The tests imagine a series of adverse economic scenarios to see whether the banks could continue to lend money to support the UK economy.

The Bank said Barclays and RBS did not pass the stress tests in a snapshot of their businesses at the end of 2016.

However, both banks had improved their financial positions since then.

And, as a result, both were deemed to have passed the stress tests overall.

The worst case scenario the Bank imagined included a 33% fall in house prices, a rise in interest rates from 0.5% to 4% within two years, and the unemployment rate rising to 9.5% from its current rate of 4.3%.

UK interest rates on the rise

The Bank also looked more closely at the impact of Brexit and concluded that even a disorderly Brexit would be no worse than the economic stresses the banks were asked to pass anyway.

There were other Brexit concerns, however.

Six million UK customers buy insurance policies from EU companies and, after Brexit, those firms would not have permission to collect premiums or pay claims.

The same is true of the financial insurance that banks buy and sell to each other. Here the numbers are staggering – the notional value of those contracts are £26 trillion.

Without legislation from both the EU and the UK they may be hard to enforce and that would create financial instability.

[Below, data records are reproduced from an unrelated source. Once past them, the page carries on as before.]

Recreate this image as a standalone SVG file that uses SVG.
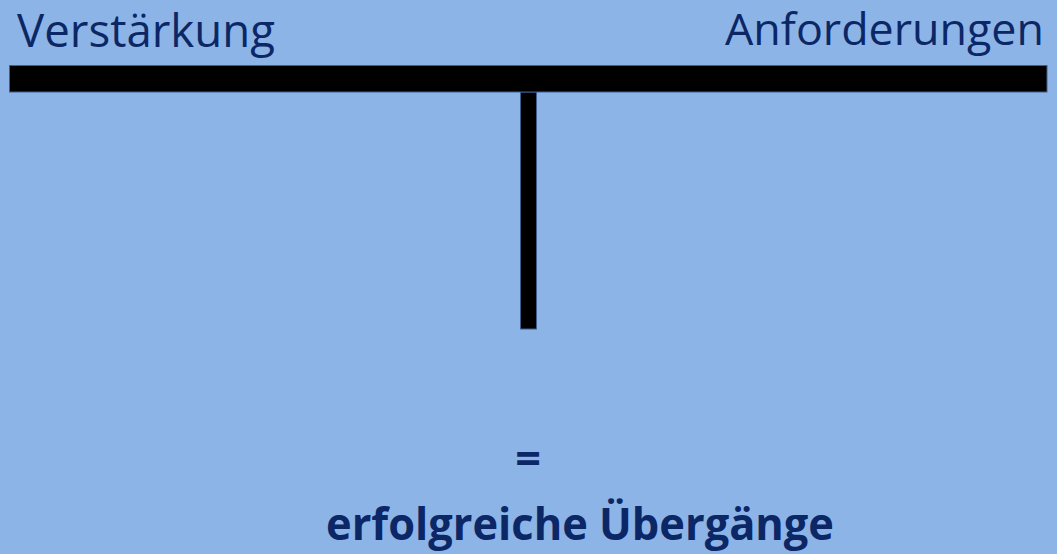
<svg xmlns="http://www.w3.org/2000/svg" width="1057" height="554" viewBox="0 0 1057 554">
  <style>
    .label { font-family: "Open Sans", "Noto Sans", "Liberation Sans", sans-serif; fill: #0B2766; }
    .bar { fill: #000000; stroke: #3F5F8F; stroke-width: 1; }
  </style>
  <rect x="0" y="0" width="1057" height="554" fill="#8DB4E6"/>

  <!-- seesaw: beam and post -->
  <g id="connectors">
    <rect id="post" class="bar" x="520.5" y="92" width="16" height="237"/>
    <rect id="beam" class="bar" x="9.5" y="65.5" width="1037.5" height="26.5"/>
  </g>

  <g id="node-verstaerkung">
    <text class="label" x="17" y="47" font-size="45" textLength="258" lengthAdjust="spacingAndGlyphs">Verstärkung</text>
  </g>
  <g id="node-anforderungen">
    <text class="label" x="725" y="45" font-size="44" textLength="319" lengthAdjust="spacingAndGlyphs">Anforderungen</text>
  </g>
  <g id="node-ergebnis">
    <text class="label" x="528" y="474" font-size="45" font-weight="bold" text-anchor="middle">=</text>
    <text class="label" x="326" y="540" font-size="45" font-weight="bold" textLength="508" lengthAdjust="spacingAndGlyphs">erfolgreiche Übergänge</text>
  </g>
</svg>
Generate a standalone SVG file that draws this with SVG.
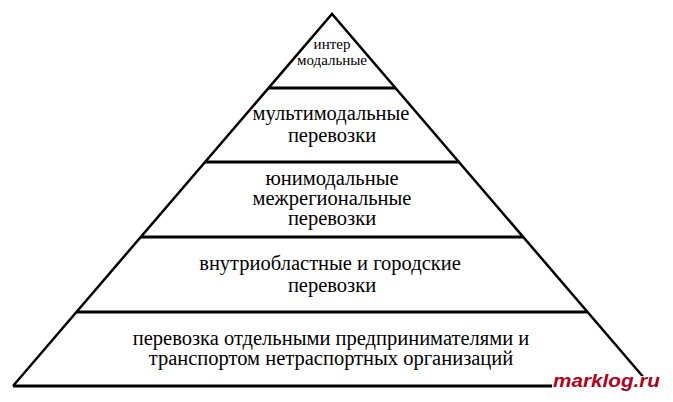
<svg xmlns="http://www.w3.org/2000/svg" width="673" height="402" viewBox="0 0 673 402">
<style>
.t{font-size:20.5px;fill:#000;text-anchor:middle}
.s{font-size:15px}
.edge{stroke:#000;stroke-width:2.5;fill:none;stroke-linejoin:miter}
.div{stroke:#000;stroke-width:3;fill:none}
.wm{font-weight:bold;font-style:italic;font-size:19px;fill:#b3001b}
</style>
<rect width="673" height="402" fill="#fff"/>
<g id="connectors">
<path class="edge" d="M13,386 L332,14 L651,386"/>
<path class="div" d="M13,386 H651"/>
</g>
<g font-family="Liberation Serif, Times New Roman, serif">
<g id="level1">
<line class="div" x1="268.5" y1="88" x2="395.5" y2="88"/>
<text class="t s" x="332" y="49" font-family="Liberation Serif">интер</text>
<text class="t s" x="332" y="65" font-family="Liberation Serif">модальные</text>
</g>
<g id="level2">
<line class="div" x1="205" y1="162" x2="459" y2="162"/>
<text class="t" x="331" y="120" font-family="Liberation Serif">мультимодальные</text>
<text class="t" x="332" y="142" font-family="Liberation Serif">перевозки</text>
</g>
<g id="level3">
<line class="div" x1="141" y1="237" x2="523" y2="237"/>
<text class="t" x="332" y="185" font-family="Liberation Serif">юнимодальные</text>
<text class="t" x="332" y="205" font-family="Liberation Serif">межрегиональные</text>
<text class="t" x="332" y="225" font-family="Liberation Serif">перевозки</text>
</g>
<g id="level4">
<line class="div" x1="77" y1="312" x2="587" y2="312"/>
<text class="t" x="330" y="270" font-family="Liberation Serif">внутриобластные и городские</text>
<text class="t" x="332" y="292" font-family="Liberation Serif">перевозки</text>
</g>
<g id="level5">
<text class="t" x="331" y="345" font-family="Liberation Serif">перевозка отдельными предпринимателями и</text>
<text class="t" x="331" y="365" font-family="Liberation Serif">транспортом нетраспортных организаций</text>
</g>
</g>
<g id="watermark" font-family="Liberation Sans, Arial, sans-serif">
<rect x="552" y="376" width="121" height="26" fill="#fff"/>
<text class="wm" x="553" y="387" textLength="107" lengthAdjust="spacingAndGlyphs">marklog.ru</text>
</g>
</svg>
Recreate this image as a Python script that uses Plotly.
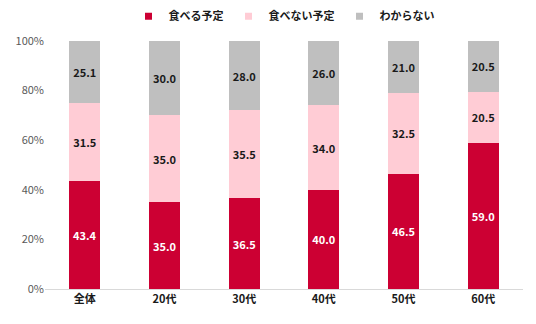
import plotly.graph_objects as go

categories = ["全体", "20代", "30代", "40代", "50代", "60代"]
series_names = ["食べる予定", "食べない予定", "わからない"]
eat = [43.4, 35.0, 36.5, 40.0, 46.5, 59.0]
not_eat = [31.5, 35.0, 35.5, 34.0, 32.5, 20.5]
unknown = [25.1, 30.0, 28.0, 26.0, 21.0, 20.5]
tick_vals = [0, 20, 40, 60, 80, 100]
tick_text = ["0%", "20%", "40%", "60%", "80%", "100%"]

colors = ["#CC0033", "#FFCCD5", "#BFBFBF"]
text_colors = ["#FFFFFF", "#1a1a1a", "#1a1a1a"]

fig = go.Figure()
for name, vals, c, tc in zip(series_names, [eat, not_eat, unknown], colors, text_colors):
    fig.add_trace(go.Bar(
        x=categories, y=vals, name=name, legendgroup=name, showlegend=False,
        marker=dict(color=c, line=dict(width=0)),
        text=[f"{v:.1f}" for v in vals],
        textposition="inside", insidetextanchor="middle",
        textfont=dict(color=tc, size=11, family="Noto Sans CJK JP"),
        texttemplate="<b>%{text}</b>",
        cliponaxis=False,
    ))
# legend entries with small square markers
for name, c in zip(series_names, colors):
    fig.add_trace(go.Scatter(
        x=[None], y=[None], mode="markers", name=name, legendgroup=name,
        marker=dict(symbol="square", size=7, color=c), showlegend=True,
    ))

fig.update_layout(
    barmode="stack", bargap=0.61,
    width=536, height=324,
    margin=dict(l=45, r=13, t=41, b=35, autoexpand=False),
    plot_bgcolor="white", paper_bgcolor="white",
    font=dict(family="Noto Sans CJK JP", size=11, color="#595959"),
    showlegend=True,
    legend=dict(orientation="h", x=0.5, xanchor="center", yref="container",
                y=0.95, yanchor="middle",
                font=dict(size=11, color="#1a1a1a", weight="bold"), traceorder="normal",
                itemwidth=30, tracegroupgap=0),
    uniformtext=dict(minsize=8, mode="show"),
)
fig.update_xaxes(type="category", categoryorder="array", categoryarray=categories,
                 showline=True, linecolor="#D9D9D9", linewidth=1, ticks="", automargin=False,
                 tickfont=dict(size=11, color="#1a1a1a", weight="bold"))
fig.update_yaxes(range=[0, 100], tickmode="array", tickvals=tick_vals, ticktext=tick_text,
                 showgrid=False, zeroline=False, showline=False, automargin=False,
                 tickfont=dict(size=11, color="#595959"))

fig.write_html("out.html")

The Bank of England offered a checklist of items to mitigate the impact of Brexit which included:

  • A clear EU-UK regulatory framework in place
  • Timely agreement on an implementation period
  • Legislation on both sides to preserve continuity of existing cross-border insurance and derivative contracts

These are already ambitions of the government, but the Bank has made it clear that while Brexit will not be worse than the economic nightmare of its imagination, there is still plenty of work to do.

Last year’s stress tests showed RBS was the worst prepared of the UK’s biggest lenders to cope with another financial crisis.

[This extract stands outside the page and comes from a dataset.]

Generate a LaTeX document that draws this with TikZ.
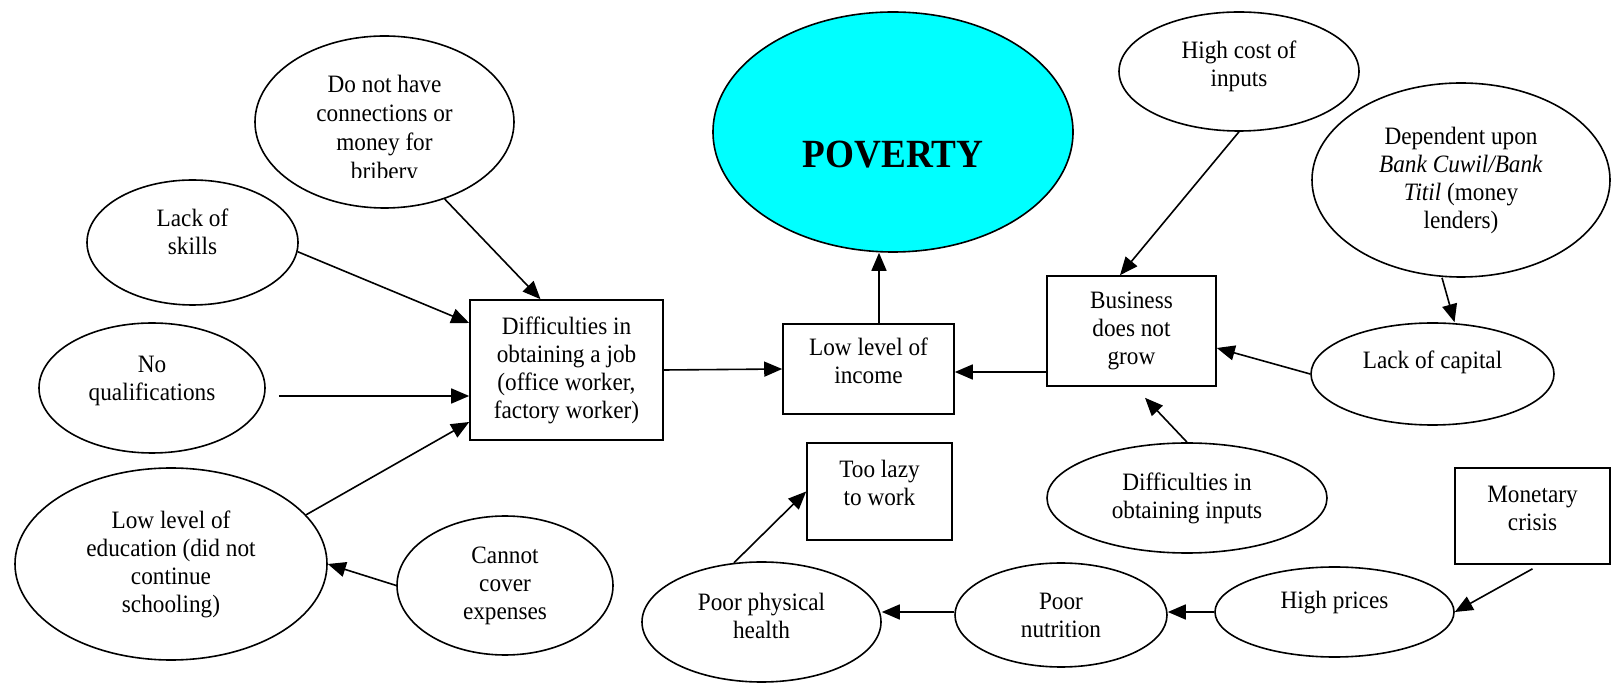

Looking at this year’s results, the bank’s chief financial officer, Ewen Stevenson, said: “We continue to make progress towards the stress-resilient bank we aspire to be and 2017 represented another year of material improvement.

“Until we have resolved our remaining major legacy conduct issues and non-core portfolio interests, we will continue to show stress test results weaker than our long term targets.”

In a statement, Barclays said: “Barclays was not asked to submit a revised capital plan by the Bank of England in light of the steps already taken during 2017.”